The success rate of free trial conversions can provide valuable insights into how well products appeal to customers.
Another valuable insight is information about how well customer service teams respond to inquiries about products and services.
By understanding this metric, you can decide where to invest resources to maximize your return on investment from Saas operations.
To wrap up
Tracking SaaS growth metrics is an important tool for your business to measure performance and adjust as needed to achieve success.
As a SaaS company, you can maximize your chances of success by understanding which metrics are most important for your business and monitoring them regularly.
By monitoring these metrics, you can gain insight into your customer journey, identify opportunities for improvement, and optimize your marketing campaigns.
If you need help tracking and analyzing all these metrics, Omnius can help.
Write us, and we'll gladly answer all your doubts and queries.
Book a 30-minute call to learn how you can implement and improve all the metrics above.
What are the 4 SaaS metrics?
SaaS metrics, crucial for evaluating the performance and health of a software-as-a-service (SaaS) business, typically include:
- Monthly Recurring Revenue (MRR) - MRR measures the predictable monthly revenue generated from subscription-based customers. It helps track revenue stability and growth.
- Customer Acquisition Cost (CAC) - CAC represents the cost incurred to acquire a new customer. It's essential for assessing the efficiency of your sales and marketing efforts.
- Churn Rate - Churn rate measures the percentage of customers who cancel their subscriptions during a specific period. A high churn rate can indicate customer retention issues.
- Customer Lifetime Value (CLV or LTV) - CLV quantifies the total revenue a customer is expected to generate over their entire relationship with your SaaS company. It helps assess the long-term value of customers.
How do you track SaaS growth rate?
To calculate your SaaS growth rate, use the following formula:
SaaS Growth Rate (%) = ((Ending MRR - Starting MRR) / Starting MRR) × 100
This formula considers the change in Monthly Recurring Revenue (MRR) over a specified period, typically monthly or annually.
It provides insight into your SaaS company's revenue growth.
What's a good SaaS growth rate?
A "good" SaaS growth rate varies depending on factors like your industry, target market, and business stage.
However, healthy SaaS companies often aim for a monthly growth rate between 3% to 5% or an annual growth rate of 30% or more.

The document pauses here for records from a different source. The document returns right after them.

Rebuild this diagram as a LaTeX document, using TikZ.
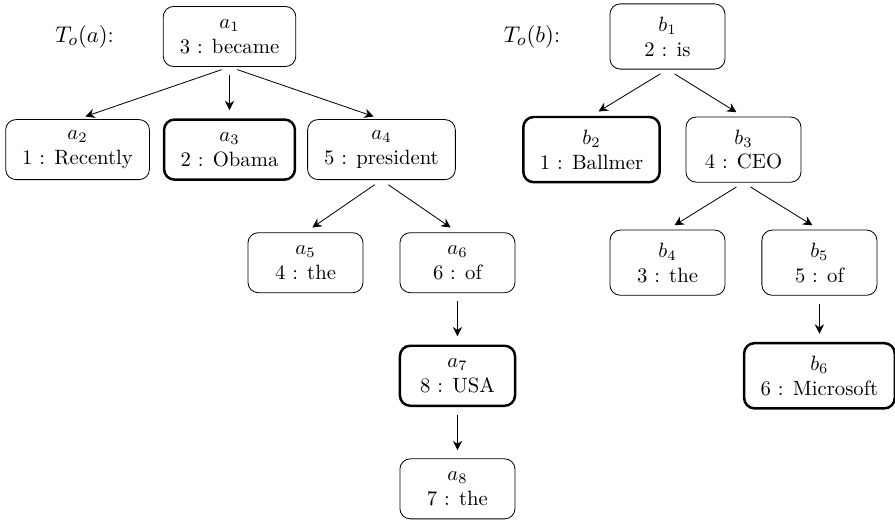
\documentclass[tikz,border=0pt]{standalone}
\usetikzlibrary{positioning,arrows.meta}

\begin{document}
\begin{tikzpicture}
  [thin, >={Stealth[length=4.5pt, width=4.5pt, inset=1.5pt]}, on grid,
   node distance=1.92cm and 2.58cm,
   word/.style={rectangle, draw, rounded corners=5pt, align=center,
     minimum width=55.6pt, minimum height=29pt, inner xsep=8pt},
   head/.style={word, line width=1.2pt},
   title/.style={font=\fontsize{11}{13}\selectfont},
   dep/.style={->, shorten <=4pt, shorten >=4pt}]

  \useasboundingbox (0,0) rectangle (15.196,-8.846);

  % tree of sentence a
  \node [word] (a1) at (3.897,-0.620) {$a_1$\\3 : became};
  \node [title, left=2.46cm of a1] (Ta) {$T_o(a)$:};
  \node [word, below left=of a1] (a2) {$a_2$\\1 : Recently};
  \node [head, below=of a1] (a3) {$a_3$\\2 : Obama};
  \node [word, below right=of a1] (a4) {$a_4$\\5 : president};
  \node [word, below left=1.92cm and 1.29cm of a4] (a5) {$a_5$\\4 : the};
  \node [word, below right=1.92cm and 1.29cm of a4] (a6) {$a_6$\\6 : of};
  \node [head, below=of a6] (a7) {$a_7$\\8 : USA};
  \node [word, below=of a7] (a8) {$a_8$\\7 : the};

  % tree of sentence b
  \begin{scope}[word/.append style={minimum height=31.5pt}]
    \node [word] (b1) at (11.333,-0.620) {$b_1$\\2 : is};
    \node [title, left=2.30cm of b1] (Tb) {$T_o(b)$:};
    \node [head, below left=1.92cm and 1.29cm of b1] (b2) {$b_2$\\1 : Ballmer};
    \node [word, below right=1.92cm and 1.29cm of b1] (b3) {$b_3$\\4 : CEO};
    \node [word, below left=1.92cm and 1.29cm of b3] (b4) {$b_4$\\3 : the};
    \node [word, below right=1.92cm and 1.29cm of b3] (b5) {$b_5$\\5 : of};
    \node [head, below=of b5] (b6) {$b_6$\\6 : Microsoft};
  \end{scope}

  \foreach \p/\c in {a1/a2, a1/a3, a1/a4, a4/a5, a4/a6, a6/a7, a7/a8,
                     b1/b2, b1/b3, b3/b4, b3/b5, b5/b6}
    \draw [dep] (\p.south) -- (\c.north);
\end{tikzpicture}
\end{document}
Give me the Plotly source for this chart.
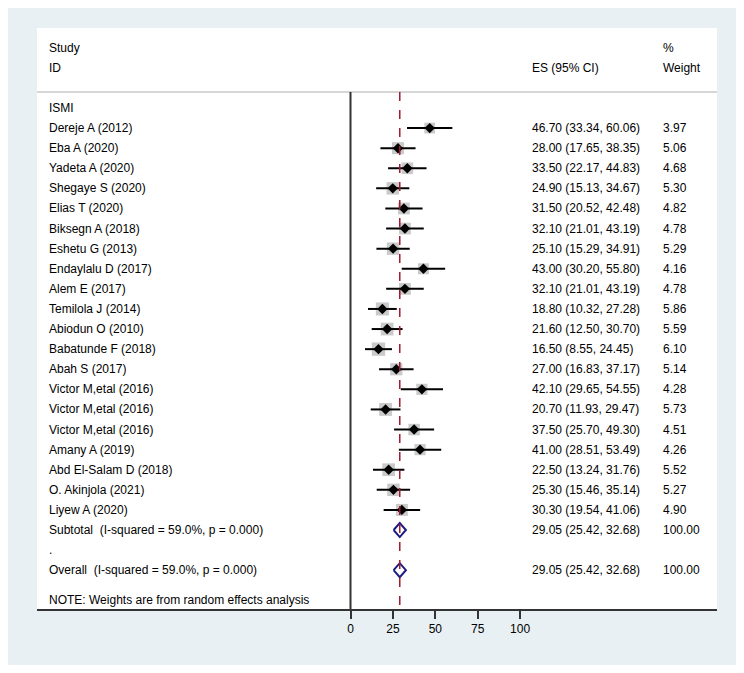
import plotly.graph_objects as go

studies = ['Dereje A (2012)', 'Eba A (2020)', 'Yadeta A (2020)', 'Shegaye S (2020)', 'Elias T (2020)',
           'Biksegn A (2018)', 'Eshetu G (2013)', 'Endaylalu D (2017)', 'Alem E (2017)', 'Temilola J (2014)',
           'Abiodun O (2010)', 'Babatunde F (2018)', 'Abah S (2017)', 'Victor M,etal (2016)',
           'Victor M,etal (2016)', 'Victor M,etal (2016)', 'Amany A (2019)', 'Abd El-Salam D (2018)',
           'O. Akinjola (2021)', 'Liyew A (2020)']
es = [46.70, 28.00, 33.50, 24.90, 31.50, 32.10, 25.10, 43.00, 32.10, 18.80,
      21.60, 16.50, 27.00, 42.10, 20.70, 37.50, 41.00, 22.50, 25.30, 30.30]
lo = [33.34, 17.65, 22.17, 15.13, 20.52, 21.01, 15.29, 30.20, 21.01, 10.32,
      12.50, 8.55, 16.83, 29.65, 11.93, 25.70, 28.51, 13.24, 15.46, 19.54]
hi = [60.06, 38.35, 44.83, 34.67, 42.48, 43.19, 34.91, 55.80, 43.19, 27.28,
      30.70, 24.45, 37.17, 54.55, 29.47, 49.30, 53.49, 31.76, 35.14, 41.06]
weight = [3.97, 5.06, 4.68, 5.30, 4.82, 4.78, 5.29, 4.16, 4.78, 5.86,
          5.59, 6.10, 5.14, 4.28, 5.73, 4.51, 4.26, 5.52, 5.27, 4.90]

pooled_labels = ['Subtotal  (I-squared = 59.0%, p = 0.000)', 'Overall  (I-squared = 59.0%, p = 0.000)']
pooled_es = [29.05, 29.05]
pooled_lo = [25.42, 25.42]
pooled_hi = [32.68, 32.68]
pooled_weight = [100.00, 100.00]
xticks = [0, 25, 50, 75, 100]

FONT = 'Liberation Sans, Arial, sans-serif'
FS = 12
study_rows = list(range(1, len(studies) + 1))
pooled_rows = [len(studies) + 1, len(studies) + 3]
sep_y = -0.8
y_bottom = 24.93

fig = go.Figure()

# header separator, zero line, pooled line
fig.add_shape(type='line', xref='paper', yref='y', x0=0, x1=1, y0=sep_y, y1=sep_y,
              line=dict(color='#c8c8c8', width=1.5))
fig.add_shape(type='line', xref='x', yref='y', x0=0, x1=0, y0=sep_y, y1=y_bottom,
              line=dict(color='#333333', width=2))
fig.add_shape(type='line', xref='x', yref='y', x0=pooled_es[1], x1=pooled_es[1], y0=sep_y, y1=y_bottom,
              line=dict(color='#a3192e', width=1.5, dash='dash'))

# weight squares
fig.add_trace(go.Scatter(x=es, y=study_rows, mode='markers',
                         marker=dict(symbol='square', color='#b4b4b4',
                                     size=[5.4 * w ** 0.5 for w in weight], line_width=0),
                         hoverinfo='skip'))
# CI lines
cx, cy = [], []
for r, a, b in zip(study_rows, lo, hi):
    cx += [a, b, None]
    cy += [r, r, None]
fig.add_trace(go.Scatter(x=cx, y=cy, mode='lines', line=dict(color='black', width=2), hoverinfo='skip'))
# point estimates
fig.add_trace(go.Scatter(x=es, y=study_rows, mode='markers',
                         marker=dict(symbol='diamond', color='black', size=8), hoverinfo='skip'))
# pooled diamonds
h = 0.35
for r, e, a, b in zip(pooled_rows, pooled_es, pooled_lo, pooled_hi):
    fig.add_trace(go.Scatter(x=[a, e, b, e, a], y=[r, r - h, r, r + h, r], mode='lines',
                             line=dict(color='#1c1c80', width=2), hoverinfo='skip'))

def txt(x, y, s):
    fig.add_annotation(xref='paper', yref='y', x=x, y=y, text=s, showarrow=False,
                       xanchor='left', yanchor='middle', font=dict(family=FONT, size=FS, color='black'))

X_LAB, X_ES, X_W = 10/680, 493/680, 624/680
txt(X_LAB, -3, 'Study')
txt(X_LAB, -2, 'ID')
txt(X_ES, -2, 'ES (95% CI)')
txt(X_W, -3, '%')
txt(X_W, -2, 'Weight')
txt(X_LAB, 0, 'ISMI')
for r, s, e, a, b, w in zip(study_rows, studies, es, lo, hi, weight):
    txt(X_LAB, r, s)
    txt(X_ES, r, f'{e:.2f} ({a:.2f}, {b:.2f})')
    txt(X_W, r, f'{w:.2f}')
for r, s, e, a, b, w in zip(pooled_rows, pooled_labels, pooled_es, pooled_lo, pooled_hi, pooled_weight):
    txt(X_LAB, r, s)
    txt(X_ES, r, f'{e:.2f} ({a:.2f}, {b:.2f})')
    txt(X_W, r, f'{w:.2f}')
txt(X_LAB, pooled_rows[0] + 1, '.')
txt(X_LAB, 24.5, 'NOTE: Weights are from random effects analysis')

# page body adds an 8px offset, so the figure is sized to fit inside it
fig.update_layout(
    width=728, height=657, showlegend=False,
    margin=dict(l=29, r=19, t=20, b=56),
    paper_bgcolor='#e8f0f3', plot_bgcolor='white',
    font=dict(family=FONT, size=FS, color='black'),
    xaxis=dict(range=[-184.85, 216.1], tickvals=xticks, ticks='outside', ticklen=8, tickwidth=2,
               tickcolor='#333333', showline=True, linecolor='#333333', linewidth=2,
               showgrid=False, zeroline=False, fixedrange=True),
    yaxis=dict(range=[y_bottom, -3.98], visible=False, showgrid=False, zeroline=False, fixedrange=True),
)

fig.write_html('out.html')
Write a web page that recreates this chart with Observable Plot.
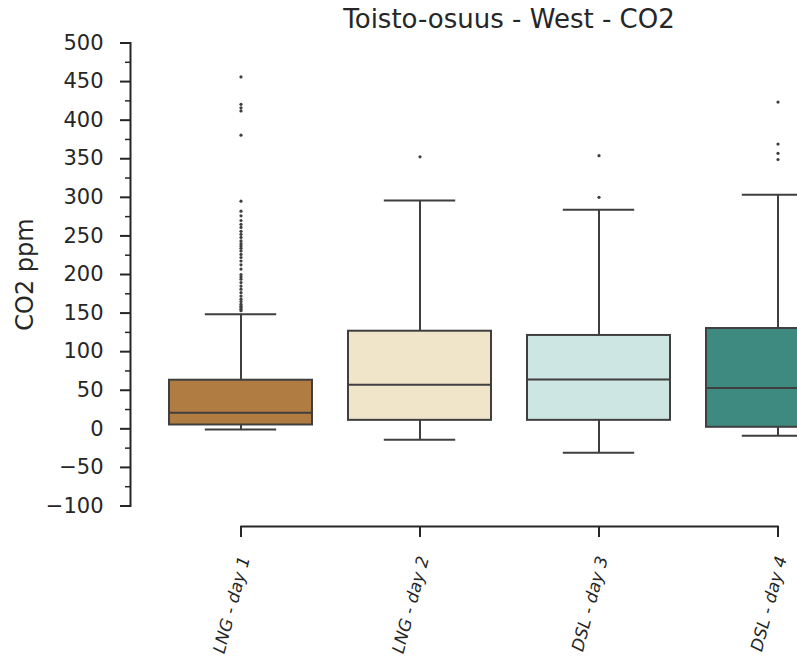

Consistent, sustainable growth is key, but what's considered "good" can differ from one company to another.
What are SaaS metrics?
SaaS metrics are specific key performance indicators (KPIs) and data points that SaaS companies track to evaluate their financial health, customer acquisition, retention, and overall business performance.
These metrics help SaaS businesses make data-driven decisions, optimize their strategies, and ensure long-term success in the competitive SaaS market.